The condensed consolidated unaudited financial statements contained in this report include the accounts of Watsco and all of its wholly owned subsidiaries and include the accounts of three joint ventures with Carrier Corporation (“Carrier”), in each of which Watsco maintains a controlling interest. All significant intercompany balances and transactions have been eliminated.

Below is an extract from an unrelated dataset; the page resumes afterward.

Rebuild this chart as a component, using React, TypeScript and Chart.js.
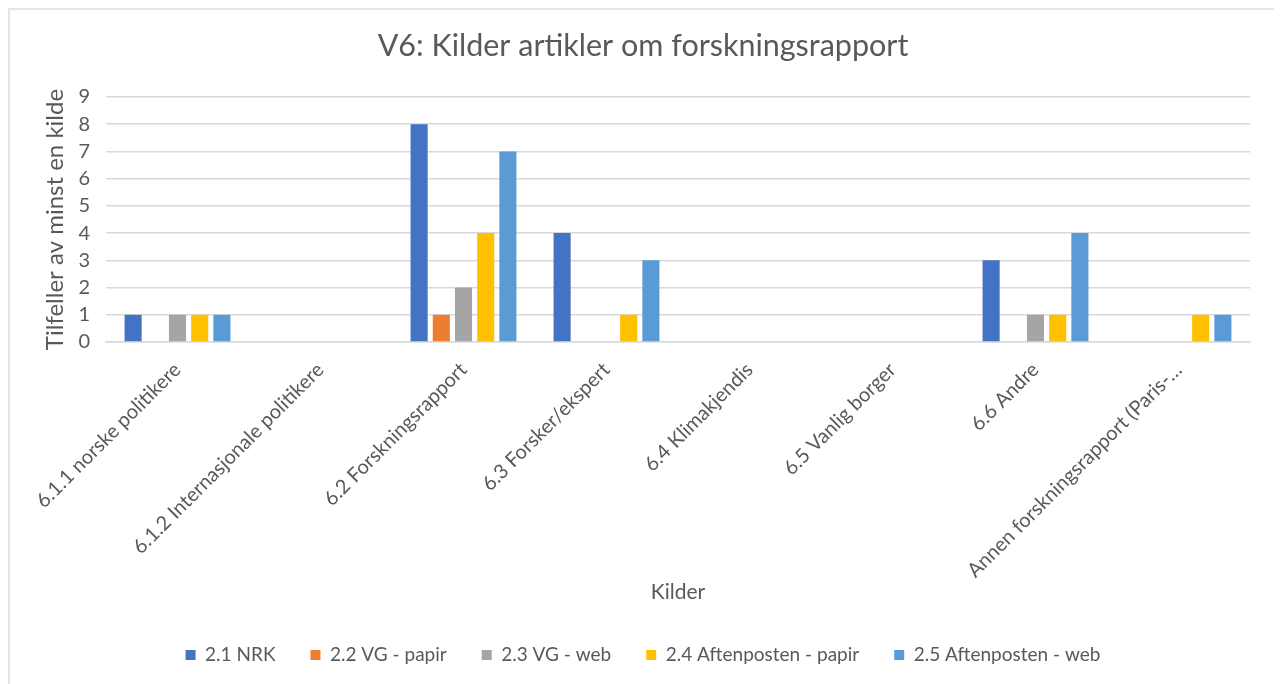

The results of operations for the quarter and six months ended June 30, 2013 are not necessarily indicative of the results to be expected for the year ending December 31, 2013. Sales of residential central air conditioners, heating equipment and parts and supplies are seasonal. Furthermore, results of operations can be impacted favorably or unfavorably based on weather patterns during the summer and winter selling seasons. Demand related to the residential central air conditioning replacement market is typically highest in the second and third quarters, and demand for heating equipment is usually highest in the fourth quarter. Demand related to the new construction sectors throughout most of the markets is fairly consistent during the year, except for dependence on housing completions and related weather and economic conditions.

Reclassifications

Certain reclassifications of prior year amounts have been made to conform to the 2013 presentation. These reclassifications had no effect on net income or earnings per share as previously reported.

Use of Estimates

The preparation of condensed consolidated unaudited financial statements in conformity with U.S. GAAP requires management to make estimates and assumptions that affect the reported amounts of assets and liabilities and disclosure of contingent assets and liabilities at the date of the condensed consolidated unaudited financial statements and the reported amounts of revenues and expenses for the reporting period. Significant estimates include valuation reserves for accounts receivable, inventories and income taxes, reserves related to self-insurance programs and the valuation of goodwill and indefinite lived intangible assets. While we believe that these estimates are reasonable, actual results could differ from such estimates.

New Accounting Standards

Reporting of Amounts Reclassified Out of Accumulated Other Comprehensive Income

In February 2013, the Financial Accounting Standards Board amended guidance that requires disclosure for amounts reclassified out of accumulated other comprehensive income (“AOCI”) by component. The amendments require the presentation of amounts reclassified out of AOCI by the respective line items of net income if the amount reclassified is required to be reclassified to net income in its entirety in the reporting period. For amounts that are not required to be reclassified in their entirety to net income, a cross-reference to other disclosures that provide additional detail about those amounts is required. This guidance is effective prospectively for interim and annual reporting periods beginning after December 15, 2012. The adoption of this guidance did not have an impact on our condensed consolidated unaudited financial statements.